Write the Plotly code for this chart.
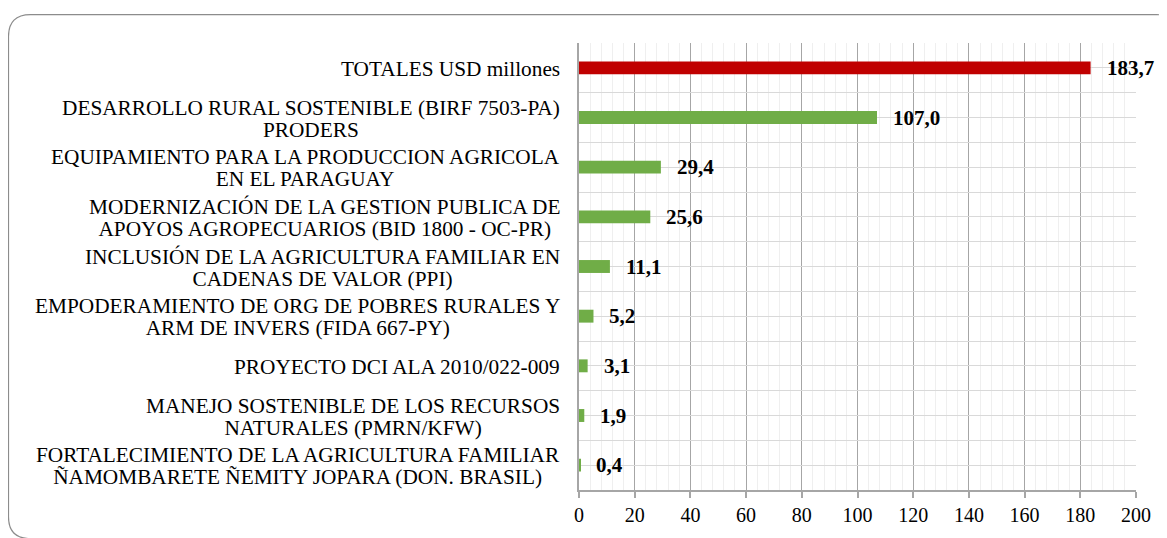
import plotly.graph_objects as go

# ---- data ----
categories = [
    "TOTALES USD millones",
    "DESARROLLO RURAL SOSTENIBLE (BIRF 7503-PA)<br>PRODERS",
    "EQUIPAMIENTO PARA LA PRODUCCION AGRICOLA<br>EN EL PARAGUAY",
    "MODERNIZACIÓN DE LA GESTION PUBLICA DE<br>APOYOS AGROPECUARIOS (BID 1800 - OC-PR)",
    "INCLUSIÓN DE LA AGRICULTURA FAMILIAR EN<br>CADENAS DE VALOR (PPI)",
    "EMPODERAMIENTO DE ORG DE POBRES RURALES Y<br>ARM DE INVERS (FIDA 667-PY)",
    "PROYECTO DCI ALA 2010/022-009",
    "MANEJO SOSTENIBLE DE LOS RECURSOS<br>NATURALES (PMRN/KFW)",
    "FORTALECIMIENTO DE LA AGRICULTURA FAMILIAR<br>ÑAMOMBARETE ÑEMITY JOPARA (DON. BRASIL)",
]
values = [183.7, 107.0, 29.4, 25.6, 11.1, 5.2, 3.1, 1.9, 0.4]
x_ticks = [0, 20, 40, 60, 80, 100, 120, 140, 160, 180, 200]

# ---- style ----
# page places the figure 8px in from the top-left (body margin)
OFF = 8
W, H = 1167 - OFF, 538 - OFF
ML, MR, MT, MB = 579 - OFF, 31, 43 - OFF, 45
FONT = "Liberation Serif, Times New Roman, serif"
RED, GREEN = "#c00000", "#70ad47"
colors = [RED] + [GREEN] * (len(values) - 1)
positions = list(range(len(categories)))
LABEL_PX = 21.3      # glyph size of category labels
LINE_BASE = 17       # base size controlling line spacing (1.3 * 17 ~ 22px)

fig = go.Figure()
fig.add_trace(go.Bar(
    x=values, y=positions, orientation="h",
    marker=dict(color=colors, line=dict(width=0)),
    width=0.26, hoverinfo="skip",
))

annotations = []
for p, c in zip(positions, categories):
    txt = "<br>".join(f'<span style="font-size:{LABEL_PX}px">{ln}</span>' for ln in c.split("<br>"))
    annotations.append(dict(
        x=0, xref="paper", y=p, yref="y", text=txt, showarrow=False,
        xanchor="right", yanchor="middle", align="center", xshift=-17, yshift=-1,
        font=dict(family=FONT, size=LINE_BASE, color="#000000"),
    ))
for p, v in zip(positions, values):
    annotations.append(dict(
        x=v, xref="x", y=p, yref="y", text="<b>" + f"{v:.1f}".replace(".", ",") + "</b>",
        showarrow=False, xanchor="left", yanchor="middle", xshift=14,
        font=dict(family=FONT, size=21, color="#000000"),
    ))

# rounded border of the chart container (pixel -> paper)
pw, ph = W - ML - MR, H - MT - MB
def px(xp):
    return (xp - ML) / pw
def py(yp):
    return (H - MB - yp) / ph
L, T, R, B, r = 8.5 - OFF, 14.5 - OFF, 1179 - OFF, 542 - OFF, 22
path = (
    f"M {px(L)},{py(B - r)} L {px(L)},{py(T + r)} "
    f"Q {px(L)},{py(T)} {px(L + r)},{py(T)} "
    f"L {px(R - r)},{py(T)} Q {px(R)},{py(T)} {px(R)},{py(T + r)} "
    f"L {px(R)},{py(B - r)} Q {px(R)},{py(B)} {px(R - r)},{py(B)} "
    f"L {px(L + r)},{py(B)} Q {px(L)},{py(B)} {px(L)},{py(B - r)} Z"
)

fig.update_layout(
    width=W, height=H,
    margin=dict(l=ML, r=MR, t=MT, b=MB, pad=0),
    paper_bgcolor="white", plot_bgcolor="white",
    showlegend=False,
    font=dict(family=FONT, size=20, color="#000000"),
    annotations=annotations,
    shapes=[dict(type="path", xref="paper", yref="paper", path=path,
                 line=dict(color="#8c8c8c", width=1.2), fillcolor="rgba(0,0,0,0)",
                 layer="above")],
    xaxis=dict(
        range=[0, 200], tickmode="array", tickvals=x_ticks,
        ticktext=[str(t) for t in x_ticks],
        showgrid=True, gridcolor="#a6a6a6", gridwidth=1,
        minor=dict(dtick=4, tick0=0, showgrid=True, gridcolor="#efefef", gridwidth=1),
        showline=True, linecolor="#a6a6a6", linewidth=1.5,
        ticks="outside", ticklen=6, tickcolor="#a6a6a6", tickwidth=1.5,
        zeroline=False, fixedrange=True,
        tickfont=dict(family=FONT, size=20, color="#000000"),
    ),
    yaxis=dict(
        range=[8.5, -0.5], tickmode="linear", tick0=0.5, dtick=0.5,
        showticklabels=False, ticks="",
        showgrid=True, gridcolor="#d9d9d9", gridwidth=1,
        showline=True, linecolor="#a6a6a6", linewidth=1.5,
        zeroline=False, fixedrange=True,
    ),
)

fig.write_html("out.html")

====

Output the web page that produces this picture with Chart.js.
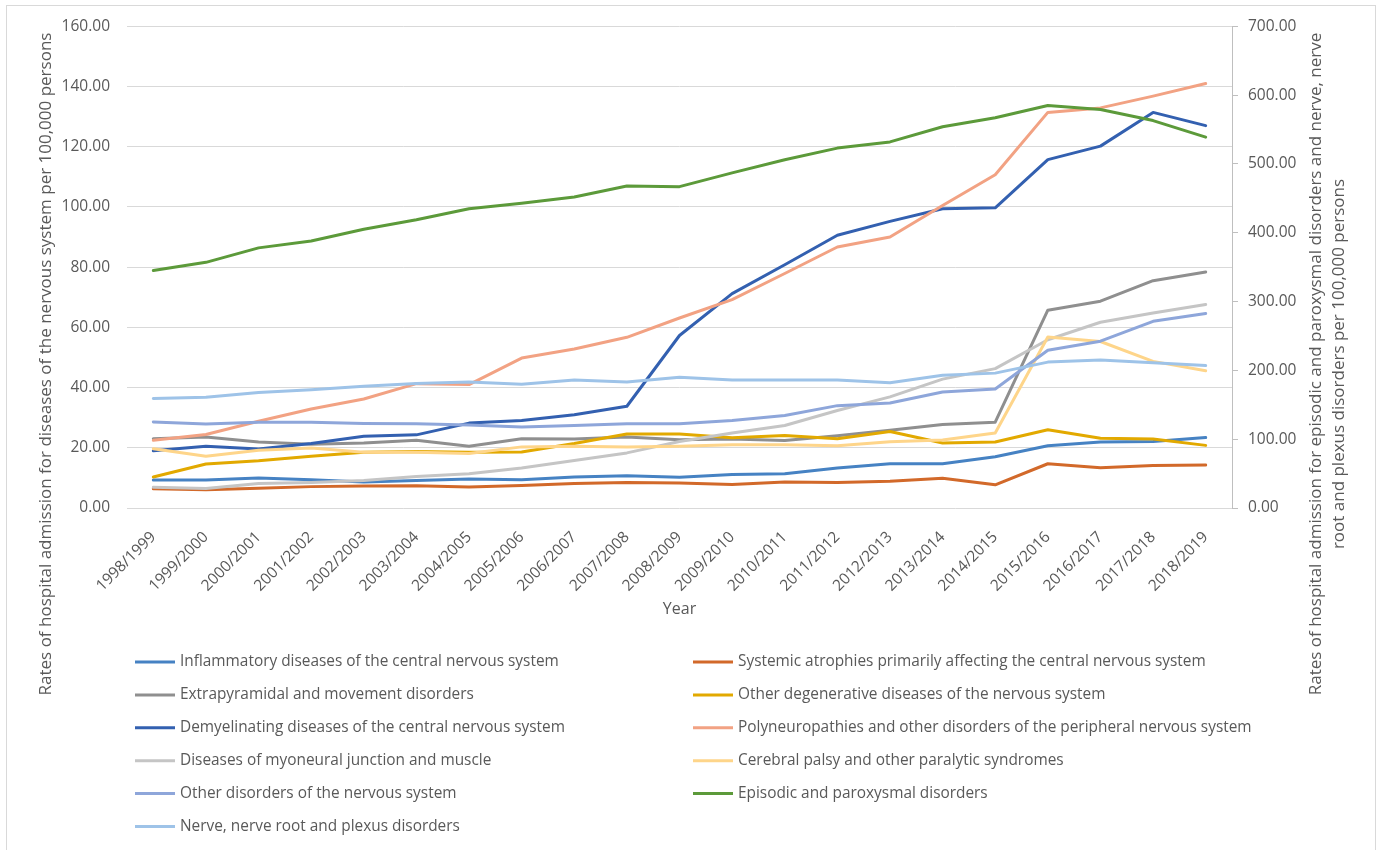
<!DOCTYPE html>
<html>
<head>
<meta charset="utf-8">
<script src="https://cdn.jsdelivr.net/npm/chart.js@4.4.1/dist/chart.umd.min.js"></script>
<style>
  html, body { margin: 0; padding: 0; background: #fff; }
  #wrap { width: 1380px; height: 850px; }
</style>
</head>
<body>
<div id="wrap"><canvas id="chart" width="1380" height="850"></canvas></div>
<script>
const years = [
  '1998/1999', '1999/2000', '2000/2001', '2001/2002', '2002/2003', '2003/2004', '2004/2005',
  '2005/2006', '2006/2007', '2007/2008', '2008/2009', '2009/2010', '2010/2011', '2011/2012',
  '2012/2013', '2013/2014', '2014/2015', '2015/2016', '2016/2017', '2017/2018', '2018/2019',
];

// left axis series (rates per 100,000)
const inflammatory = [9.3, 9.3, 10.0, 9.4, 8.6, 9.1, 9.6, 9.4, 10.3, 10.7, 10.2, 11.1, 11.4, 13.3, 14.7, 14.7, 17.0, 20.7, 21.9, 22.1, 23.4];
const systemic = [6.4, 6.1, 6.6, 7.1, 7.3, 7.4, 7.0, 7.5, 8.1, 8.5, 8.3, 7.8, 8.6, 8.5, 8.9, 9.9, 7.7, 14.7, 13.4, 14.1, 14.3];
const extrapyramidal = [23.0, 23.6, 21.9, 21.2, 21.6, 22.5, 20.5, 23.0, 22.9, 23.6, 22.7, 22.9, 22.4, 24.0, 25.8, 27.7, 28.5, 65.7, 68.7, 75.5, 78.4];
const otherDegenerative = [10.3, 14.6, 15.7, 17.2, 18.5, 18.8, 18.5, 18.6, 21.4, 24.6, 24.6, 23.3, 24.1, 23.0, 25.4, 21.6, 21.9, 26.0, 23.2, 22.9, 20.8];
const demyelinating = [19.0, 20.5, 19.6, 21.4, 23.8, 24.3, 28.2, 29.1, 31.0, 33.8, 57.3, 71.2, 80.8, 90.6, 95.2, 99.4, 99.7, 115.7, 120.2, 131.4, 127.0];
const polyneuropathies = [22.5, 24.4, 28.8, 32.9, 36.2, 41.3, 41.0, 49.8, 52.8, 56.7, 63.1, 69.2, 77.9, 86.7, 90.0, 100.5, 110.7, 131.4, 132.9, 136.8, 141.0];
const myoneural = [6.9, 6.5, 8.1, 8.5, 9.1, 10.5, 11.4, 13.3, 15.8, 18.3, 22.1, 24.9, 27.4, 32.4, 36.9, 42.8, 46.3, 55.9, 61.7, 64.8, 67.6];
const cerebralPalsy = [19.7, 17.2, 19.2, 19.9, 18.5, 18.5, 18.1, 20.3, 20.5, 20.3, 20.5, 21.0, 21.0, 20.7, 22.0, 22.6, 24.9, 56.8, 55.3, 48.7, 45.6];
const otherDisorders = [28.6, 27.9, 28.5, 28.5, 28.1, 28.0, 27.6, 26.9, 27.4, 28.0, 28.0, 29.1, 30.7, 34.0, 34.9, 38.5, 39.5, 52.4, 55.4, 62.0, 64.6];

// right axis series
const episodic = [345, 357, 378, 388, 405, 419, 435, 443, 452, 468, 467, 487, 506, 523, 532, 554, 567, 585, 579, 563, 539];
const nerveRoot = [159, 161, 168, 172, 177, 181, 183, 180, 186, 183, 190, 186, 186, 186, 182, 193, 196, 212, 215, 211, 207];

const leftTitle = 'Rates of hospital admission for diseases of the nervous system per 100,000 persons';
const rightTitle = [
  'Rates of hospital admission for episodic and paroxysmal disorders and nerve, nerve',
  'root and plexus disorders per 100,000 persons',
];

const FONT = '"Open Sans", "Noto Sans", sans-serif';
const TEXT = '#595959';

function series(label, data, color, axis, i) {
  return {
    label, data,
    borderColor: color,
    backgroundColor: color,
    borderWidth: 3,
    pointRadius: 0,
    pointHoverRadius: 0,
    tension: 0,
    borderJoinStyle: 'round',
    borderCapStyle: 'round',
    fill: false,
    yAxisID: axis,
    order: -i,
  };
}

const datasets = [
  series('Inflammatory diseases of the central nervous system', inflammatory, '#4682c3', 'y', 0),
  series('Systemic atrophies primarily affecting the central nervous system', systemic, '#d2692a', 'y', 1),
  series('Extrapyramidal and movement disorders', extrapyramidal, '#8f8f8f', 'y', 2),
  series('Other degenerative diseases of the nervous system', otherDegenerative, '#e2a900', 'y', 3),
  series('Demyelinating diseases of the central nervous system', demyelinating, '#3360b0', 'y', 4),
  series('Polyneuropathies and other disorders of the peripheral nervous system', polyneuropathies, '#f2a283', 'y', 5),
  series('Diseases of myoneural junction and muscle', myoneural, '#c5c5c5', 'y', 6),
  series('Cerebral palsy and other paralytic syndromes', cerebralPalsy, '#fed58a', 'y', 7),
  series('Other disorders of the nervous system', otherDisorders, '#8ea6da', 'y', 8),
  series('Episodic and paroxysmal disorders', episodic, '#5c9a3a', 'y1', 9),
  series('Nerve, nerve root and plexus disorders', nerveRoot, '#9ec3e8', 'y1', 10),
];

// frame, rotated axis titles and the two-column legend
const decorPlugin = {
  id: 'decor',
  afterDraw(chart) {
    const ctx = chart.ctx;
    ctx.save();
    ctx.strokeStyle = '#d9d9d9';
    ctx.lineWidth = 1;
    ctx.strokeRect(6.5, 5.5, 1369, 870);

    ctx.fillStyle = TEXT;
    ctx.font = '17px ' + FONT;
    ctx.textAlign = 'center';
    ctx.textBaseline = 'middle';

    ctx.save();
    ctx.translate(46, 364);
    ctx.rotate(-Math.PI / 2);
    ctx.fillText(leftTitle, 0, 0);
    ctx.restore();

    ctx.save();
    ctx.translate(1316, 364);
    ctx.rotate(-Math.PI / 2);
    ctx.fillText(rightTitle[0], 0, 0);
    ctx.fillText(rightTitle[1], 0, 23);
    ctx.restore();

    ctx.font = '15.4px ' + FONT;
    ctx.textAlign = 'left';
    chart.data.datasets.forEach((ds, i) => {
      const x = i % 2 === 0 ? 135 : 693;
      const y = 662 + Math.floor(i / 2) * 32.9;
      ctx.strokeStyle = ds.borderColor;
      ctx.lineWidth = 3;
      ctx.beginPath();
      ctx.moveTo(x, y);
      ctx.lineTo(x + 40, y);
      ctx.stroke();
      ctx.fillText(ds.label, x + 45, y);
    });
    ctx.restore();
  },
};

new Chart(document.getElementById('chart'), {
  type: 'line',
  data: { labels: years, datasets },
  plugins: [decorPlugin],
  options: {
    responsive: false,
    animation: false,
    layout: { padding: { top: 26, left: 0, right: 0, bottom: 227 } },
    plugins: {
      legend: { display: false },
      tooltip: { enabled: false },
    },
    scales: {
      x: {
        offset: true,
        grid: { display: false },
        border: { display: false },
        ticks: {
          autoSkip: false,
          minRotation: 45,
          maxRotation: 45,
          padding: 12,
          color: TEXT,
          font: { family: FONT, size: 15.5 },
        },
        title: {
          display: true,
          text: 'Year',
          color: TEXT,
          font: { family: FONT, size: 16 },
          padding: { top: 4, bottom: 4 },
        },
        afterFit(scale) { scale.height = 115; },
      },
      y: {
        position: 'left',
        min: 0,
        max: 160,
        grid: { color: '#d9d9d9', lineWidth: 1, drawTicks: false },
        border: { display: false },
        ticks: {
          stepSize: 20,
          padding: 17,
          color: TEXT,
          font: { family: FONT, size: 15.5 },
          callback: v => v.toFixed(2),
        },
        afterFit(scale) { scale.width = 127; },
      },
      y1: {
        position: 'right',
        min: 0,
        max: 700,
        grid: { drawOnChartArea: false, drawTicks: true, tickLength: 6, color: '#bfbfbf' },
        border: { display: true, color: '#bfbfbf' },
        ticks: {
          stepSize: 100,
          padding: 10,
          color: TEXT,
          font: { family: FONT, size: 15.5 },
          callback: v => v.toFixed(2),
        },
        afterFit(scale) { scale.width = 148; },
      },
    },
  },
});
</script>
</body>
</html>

====

Problem>
From the records above, copy exactly the stretch from the line holding "Write the Plotly code for this chart." through the line holding "160, 180, 200]", both ends included, without the pictures.

Correct response>
Write the Plotly code for this chart.
import plotly.graph_objects as go

# ---- data ----
categories = [
    "TOTALES USD millones",
    "DESARROLLO RURAL SOSTENIBLE (BIRF 7503-PA)<br>PRODERS",
    "EQUIPAMIENTO PARA LA PRODUCCION AGRICOLA<br>EN EL PARAGUAY",
    "MODERNIZACIÓN DE LA GESTION PUBLICA DE<br>APOYOS AGROPECUARIOS (BID 1800 - OC-PR)",
    "INCLUSIÓN DE LA AGRICULTURA FAMILIAR EN<br>CADENAS DE VALOR (PPI)",
    "EMPODERAMIENTO DE ORG DE POBRES RURALES Y<br>ARM DE INVERS (FIDA 667-PY)",
    "PROYECTO DCI ALA 2010/022-009",
    "MANEJO SOSTENIBLE DE LOS RECURSOS<br>NATURALES (PMRN/KFW)",
    "FORTALECIMIENTO DE LA AGRICULTURA FAMILIAR<br>ÑAMOMBARETE ÑEMITY JOPARA (DON. BRASIL)",
]
values = [183.7, 107.0, 29.4, 25.6, 11.1, 5.2, 3.1, 1.9, 0.4]
x_ticks = [0, 20, 40, 60, 80, 100, 120, 140, 160, 180, 200]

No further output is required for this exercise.